## WHAT THIS TASK INVOLVES
Can you set down, exactly as they appear below, the lines from the opening of the material through the one bearing "plt.rcParams['font.family'] = ['Noto", minus the pictures?

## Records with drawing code
==*==

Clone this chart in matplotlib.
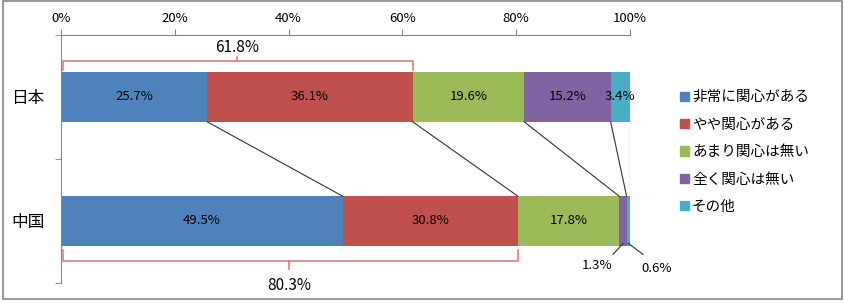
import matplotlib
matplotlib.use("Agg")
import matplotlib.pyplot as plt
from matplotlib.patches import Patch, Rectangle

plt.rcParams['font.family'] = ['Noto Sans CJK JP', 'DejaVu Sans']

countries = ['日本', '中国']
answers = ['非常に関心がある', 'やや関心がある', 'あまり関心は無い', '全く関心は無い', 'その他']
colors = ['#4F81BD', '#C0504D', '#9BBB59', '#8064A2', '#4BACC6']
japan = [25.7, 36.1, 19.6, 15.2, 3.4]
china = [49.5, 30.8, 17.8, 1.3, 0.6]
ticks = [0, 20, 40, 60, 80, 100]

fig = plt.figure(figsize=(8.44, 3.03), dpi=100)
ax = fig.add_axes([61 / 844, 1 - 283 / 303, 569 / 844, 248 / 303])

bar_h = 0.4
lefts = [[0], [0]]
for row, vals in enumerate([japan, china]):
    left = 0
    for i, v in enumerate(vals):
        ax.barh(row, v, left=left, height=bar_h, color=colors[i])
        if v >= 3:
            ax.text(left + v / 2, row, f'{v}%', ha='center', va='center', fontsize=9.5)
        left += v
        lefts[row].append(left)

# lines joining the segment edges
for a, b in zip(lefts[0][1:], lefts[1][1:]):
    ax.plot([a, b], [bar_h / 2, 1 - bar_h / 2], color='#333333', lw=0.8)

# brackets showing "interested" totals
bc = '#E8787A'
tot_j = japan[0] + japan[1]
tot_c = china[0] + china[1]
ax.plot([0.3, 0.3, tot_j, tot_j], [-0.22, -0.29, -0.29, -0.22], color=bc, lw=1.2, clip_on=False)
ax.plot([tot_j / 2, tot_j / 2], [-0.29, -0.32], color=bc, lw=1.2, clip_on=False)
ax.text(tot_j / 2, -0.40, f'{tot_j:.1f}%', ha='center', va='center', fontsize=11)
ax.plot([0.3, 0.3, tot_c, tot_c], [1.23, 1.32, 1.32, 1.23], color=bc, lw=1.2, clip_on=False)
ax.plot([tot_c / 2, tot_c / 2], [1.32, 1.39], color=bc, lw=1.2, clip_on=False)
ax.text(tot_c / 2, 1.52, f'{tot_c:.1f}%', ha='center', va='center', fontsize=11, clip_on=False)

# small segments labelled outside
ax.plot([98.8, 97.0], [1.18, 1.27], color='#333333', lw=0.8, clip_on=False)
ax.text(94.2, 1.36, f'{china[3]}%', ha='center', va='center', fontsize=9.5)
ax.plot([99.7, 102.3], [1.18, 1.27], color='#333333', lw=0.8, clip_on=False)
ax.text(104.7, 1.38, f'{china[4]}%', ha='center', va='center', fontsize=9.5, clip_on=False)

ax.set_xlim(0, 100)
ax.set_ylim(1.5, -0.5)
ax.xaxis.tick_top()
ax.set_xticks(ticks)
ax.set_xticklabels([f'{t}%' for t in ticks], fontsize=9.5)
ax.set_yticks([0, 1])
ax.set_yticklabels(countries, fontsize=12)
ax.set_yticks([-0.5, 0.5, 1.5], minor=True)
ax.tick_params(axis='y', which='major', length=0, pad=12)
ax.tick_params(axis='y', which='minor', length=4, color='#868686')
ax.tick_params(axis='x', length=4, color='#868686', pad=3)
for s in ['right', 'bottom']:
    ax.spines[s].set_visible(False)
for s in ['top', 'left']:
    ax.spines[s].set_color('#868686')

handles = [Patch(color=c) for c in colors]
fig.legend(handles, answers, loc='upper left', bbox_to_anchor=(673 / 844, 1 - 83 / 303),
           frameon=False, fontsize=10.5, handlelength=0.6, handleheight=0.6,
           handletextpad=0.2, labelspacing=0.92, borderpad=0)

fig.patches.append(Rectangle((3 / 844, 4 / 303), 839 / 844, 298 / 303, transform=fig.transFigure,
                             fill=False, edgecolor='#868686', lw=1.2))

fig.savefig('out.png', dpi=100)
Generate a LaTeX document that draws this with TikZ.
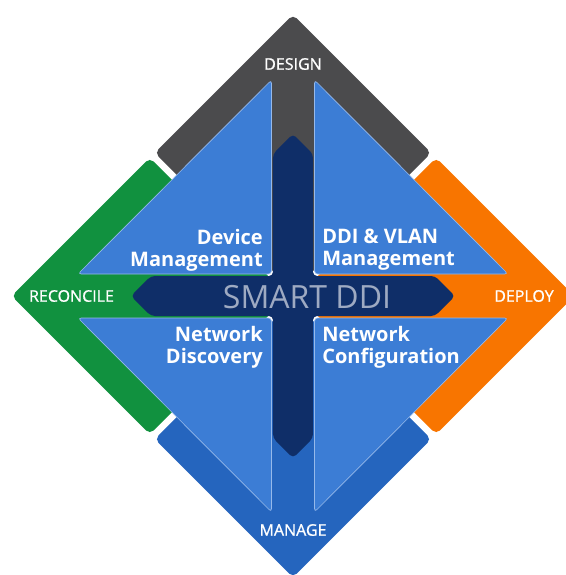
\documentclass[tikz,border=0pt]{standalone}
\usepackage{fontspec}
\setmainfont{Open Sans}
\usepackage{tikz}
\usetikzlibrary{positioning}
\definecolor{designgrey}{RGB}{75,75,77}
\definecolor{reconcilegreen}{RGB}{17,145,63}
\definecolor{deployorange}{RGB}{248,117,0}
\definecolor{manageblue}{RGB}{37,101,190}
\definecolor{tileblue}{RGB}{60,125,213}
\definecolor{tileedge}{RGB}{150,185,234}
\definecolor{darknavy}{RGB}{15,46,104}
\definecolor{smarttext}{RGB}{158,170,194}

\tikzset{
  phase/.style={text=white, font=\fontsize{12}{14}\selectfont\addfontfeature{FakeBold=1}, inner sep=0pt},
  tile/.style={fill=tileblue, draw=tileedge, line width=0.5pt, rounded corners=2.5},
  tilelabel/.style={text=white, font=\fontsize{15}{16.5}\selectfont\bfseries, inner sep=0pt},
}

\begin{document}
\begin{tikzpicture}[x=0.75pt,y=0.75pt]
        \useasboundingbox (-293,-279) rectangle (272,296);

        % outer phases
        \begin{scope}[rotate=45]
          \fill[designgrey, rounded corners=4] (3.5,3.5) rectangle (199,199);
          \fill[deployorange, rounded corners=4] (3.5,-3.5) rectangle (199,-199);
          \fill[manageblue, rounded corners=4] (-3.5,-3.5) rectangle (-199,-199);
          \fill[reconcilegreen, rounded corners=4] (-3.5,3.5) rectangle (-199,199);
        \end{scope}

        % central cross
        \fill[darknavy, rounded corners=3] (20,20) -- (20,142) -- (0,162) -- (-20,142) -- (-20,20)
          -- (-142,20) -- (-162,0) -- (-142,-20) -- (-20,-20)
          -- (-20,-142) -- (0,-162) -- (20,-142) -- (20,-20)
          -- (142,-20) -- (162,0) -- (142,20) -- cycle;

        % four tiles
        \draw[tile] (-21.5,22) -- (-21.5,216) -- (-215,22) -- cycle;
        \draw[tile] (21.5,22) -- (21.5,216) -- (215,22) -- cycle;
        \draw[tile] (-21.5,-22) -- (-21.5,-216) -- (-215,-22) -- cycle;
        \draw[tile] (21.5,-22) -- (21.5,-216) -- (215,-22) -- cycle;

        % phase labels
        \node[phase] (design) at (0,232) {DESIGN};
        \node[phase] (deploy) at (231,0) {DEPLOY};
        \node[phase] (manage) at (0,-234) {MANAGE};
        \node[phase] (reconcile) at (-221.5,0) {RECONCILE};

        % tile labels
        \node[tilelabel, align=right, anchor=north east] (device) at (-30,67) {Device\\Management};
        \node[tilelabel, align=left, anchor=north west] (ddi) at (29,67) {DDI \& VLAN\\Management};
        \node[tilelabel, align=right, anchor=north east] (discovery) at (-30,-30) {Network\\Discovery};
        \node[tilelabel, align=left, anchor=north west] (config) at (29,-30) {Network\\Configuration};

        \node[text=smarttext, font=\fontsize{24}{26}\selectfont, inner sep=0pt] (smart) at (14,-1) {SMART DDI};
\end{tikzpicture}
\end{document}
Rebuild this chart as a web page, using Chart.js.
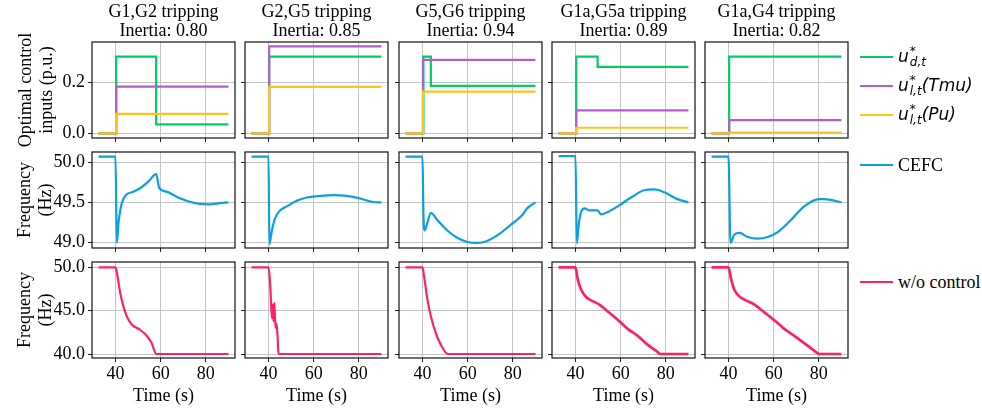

==*==

## FULL ANSWER
Clone this chart in matplotlib.
import matplotlib
matplotlib.use("Agg")
import matplotlib.pyplot as plt
from matplotlib.patches import Patch, Rectangle

plt.rcParams['font.family'] = ['Noto Sans CJK JP', 'DejaVu Sans']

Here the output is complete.